Four primaries tonight
There will be three GOP primaries tonight. We can safely assume Mitt Romney will win all three . . . but there are matters other than the Presidential nominee to be settled this evening, including a Democratic primary.
Indiana, North Carolina, West Virginia, and Wisconsin are all holding primaries today. So, what do we care, given that “Got Mittens?” Romney is the presumptive nominee, and could get the remaining delegates he needs before August even if it were revealed that he is, in fact, a shape-shifting Reptilian with designs on enslaving humanity as a food source for his cold-blooded, alien kind?
In Indiana, there’s a high-profile Senate primary. Six-term Senator Richard Lugar is battling Tea Party-endorsed state treasurer Richard Mourdock. Mourdock has attacked Lugar as being too compromising, and has promised to stand firm on “conservative principles”. What sorts of principles?
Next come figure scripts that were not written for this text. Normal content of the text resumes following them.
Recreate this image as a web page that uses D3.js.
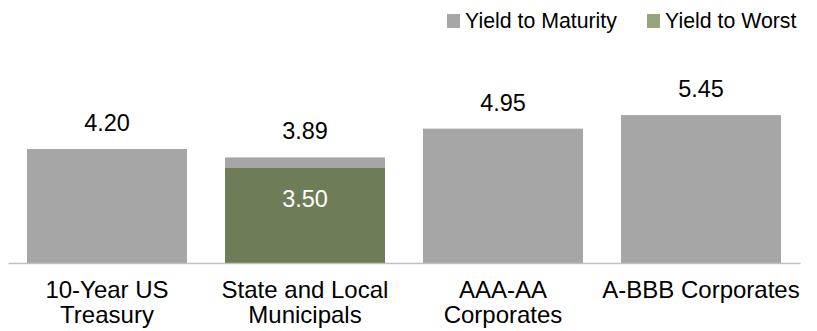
<!DOCTYPE html>
<html>
<head>
<meta charset="utf-8">
<script src="https://cdn.jsdelivr.net/npm/d3@7"></script>
<style>
  html, body { margin: 0; padding: 0; background: #fff; }
  svg { display: block; font-family: "Liberation Sans", Arial, sans-serif; }
</style>
</head>
<body>
<svg id="chart" width="817" height="331"></svg>
<script>
// Yield comparison across fixed-income sectors
const categories = ["10-Year US Treasury", "State and Local Municipals", "AAA-AA Corporates", "A-BBB Corporates"];
const categoryLines = [["10-Year US", "Treasury"], ["State and Local", "Municipals"], ["AAA-AA", "Corporates"], ["A-BBB Corporates"]];
const yieldToMaturity = [4.20, 3.89, 4.95, 5.45];
const yieldToWorst = [null, 3.50, null, null];
const seriesNames = ["Yield to Maturity", "Yield to Worst"];

const colors = { ytm: "#a6a6a6", ytw: "#6e7d57", ytwKey: "#94a57a", axis: "#bfbfbf", text: "#000" };

const svg = d3.select("#chart");
const baseY = 263;

const x = d3.scaleBand()
  .domain(categories)
  .range([8, 800])
  .paddingInner(0.192)
  .paddingOuter(0.096);

const y = d3.scaleLinear()
  .domain([0, 6])
  .range([baseY, baseY - 6 * 27.14]);

// Yield to maturity bars
svg.append("g").selectAll("rect")
  .data(categories)
  .join("rect")
  .attr("x", d => x(d))
  .attr("width", x.bandwidth())
  .attr("y", (d, i) => y(yieldToMaturity[i]))
  .attr("height", (d, i) => y(0) - y(yieldToMaturity[i]))
  .attr("fill", colors.ytm);

// Yield to worst overlay
const ytwData = categories.map((c, i) => ({ c, v: yieldToWorst[i] })).filter(d => d.v != null);
svg.append("g").selectAll("rect")
  .data(ytwData)
  .join("rect")
  .attr("x", d => x(d.c))
  .attr("width", x.bandwidth())
  .attr("y", d => y(d.v))
  .attr("height", d => y(0) - y(d.v))
  .attr("fill", colors.ytw);

// Baseline
const axis = svg.append("g")
  .attr("transform", `translate(0,${baseY})`)
  .call(d3.axisBottom(x).tickSize(0).tickFormat(""));
axis.select(".domain").attr("stroke", colors.axis).attr("stroke-width", 1.5);

// Value labels
svg.append("g").selectAll("text")
  .data(categories)
  .join("text")
  .attr("x", d => x(d) + x.bandwidth() / 2)
  .attr("y", (d, i) => y(yieldToMaturity[i]) - 18)
  .attr("text-anchor", "middle")
  .attr("font-size", 23.5)
  .attr("fill", colors.text)
  .text((d, i) => d3.format(".2f")(yieldToMaturity[i]));

svg.append("g").selectAll("text")
  .data(ytwData)
  .join("text")
  .attr("x", d => x(d.c) + x.bandwidth() / 2)
  .attr("y", d => y(d.v) + 39)
  .attr("text-anchor", "middle")
  .attr("font-size", 23.5)
  .attr("fill", "#fff")
  .text(d => d3.format(".2f")(d.v));

// Category labels
const cat = svg.append("g").selectAll("text")
  .data(categories)
  .join("text")
  .attr("x", d => x(d) + x.bandwidth() / 2)
  .attr("y", 298)
  .attr("text-anchor", "middle")
  .attr("font-size", 24)
  .attr("fill", colors.text);
cat.selectAll("tspan")
  .data((d, i) => categoryLines[i])
  .join("tspan")
  .attr("x", function () { return this.parentNode.getAttribute("x"); })
  .attr("dy", (d, j) => j === 0 ? 0 : 25)
  .text(d => d);

// Legend
const legendItems = [
  { name: seriesNames[0], color: colors.ytm, x: 447 },
  { name: seriesNames[1], color: colors.ytwKey, x: 647 }
];
const lg = svg.append("g").selectAll("g")
  .data(legendItems)
  .join("g")
  .attr("transform", d => `translate(${d.x},0)`);
lg.append("rect")
  .attr("x", 0).attr("y", 14)
  .attr("width", 13).attr("height", 14)
  .attr("fill", d => d.color);
lg.append("text")
  .attr("x", 18).attr("y", 28)
  .attr("font-size", 21.3)
  .attr("fill", colors.text)
  .text(d => d.name);
</script>
</body>
</html>
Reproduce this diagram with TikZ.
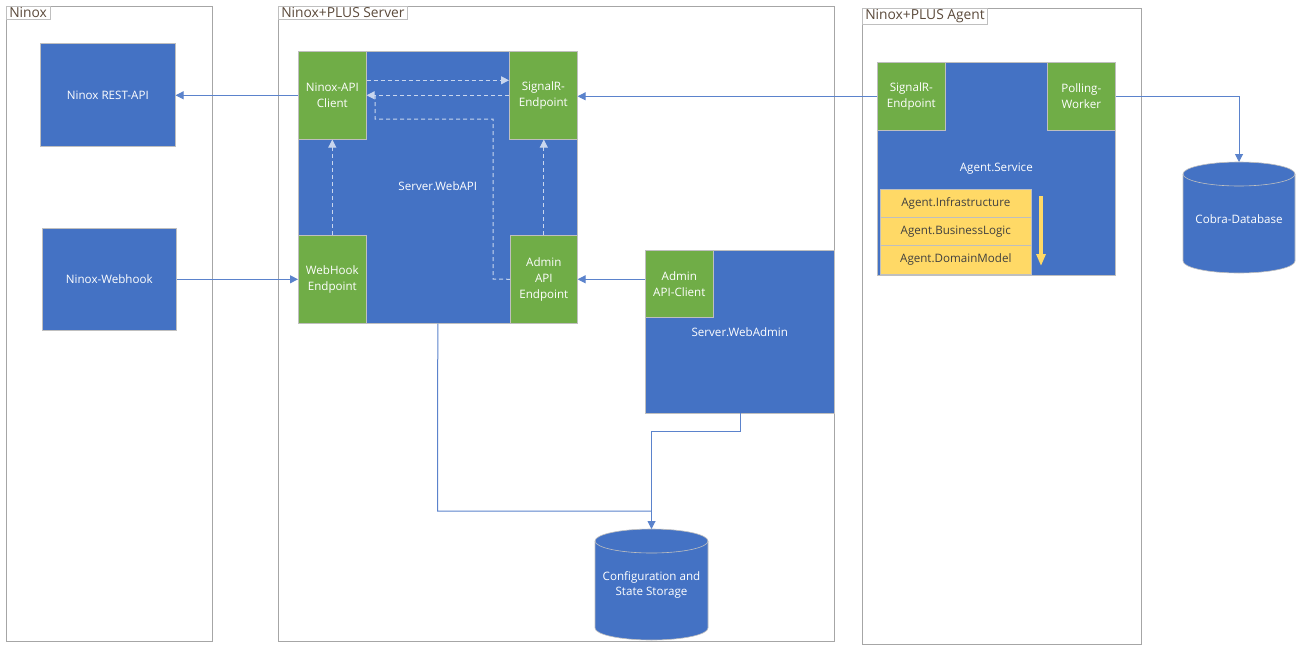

He’s pro-life; against “activist liberal judges”; for eliminating the IRS, reducing the size of government, eliminating Obamacare, and of course, preserving in current form the largest welfare programs in place (Social Security and Medicare).
That’s not hypocrisy; that’s knowing who your supporters are. People on Social Security and Medicare.
While Indiana is largely a Republican state, Democrats in Indiana are largely hopeful that Mourdock will win.
Huh?
They think if the Republicans nominate the former coal company executive, with his radical-right Tea Party support, it will open the door for a Democrat Senator.
Voters in North Carolina are deciding another hotly contested GOP primary, in the Eighth Congressional District. Front-runner Richard Hudson has openly courted the birther vote, declaring that the chief justice of the Supreme Court should be required to certify the citizenship of presidential candidates. Yet the Club for Growth, the conservative PAC supporting Lugar’s challenger in Indiana, is backing another candidate: Dentist Scott Keadle.
Finally, the Democratic primary in Wisconsin will decide who will go up against Republican Scott Walker in June’s recall election. It appears Dems are preferring Tom Barrett, who lost by 5 percentage points to Walker in 2010. Do over?
Tonight, the focus will be on the returns for the state-level races. But don’t worry, we’ll kick out the returns for the Romney-Paul race as well. Look for an “anti-Romney” bump for Paul from here on out!
The results are in, and Lugar’s toast. Indiana Democrats who were hoping for Mourdock to win just show that Indianans are really dim on both sides of the aisle; Indiana Republicans are mindless, partisan, right-wing morons who would vote for the Republican candidate even if it were Hitler. They’d vote for Satan provided he ran from the GOP side. Hell, those idiots make up a majority in the state, and a Hitler/Satan presidential ticket would win in Indiana as long as it was run by the Republican party.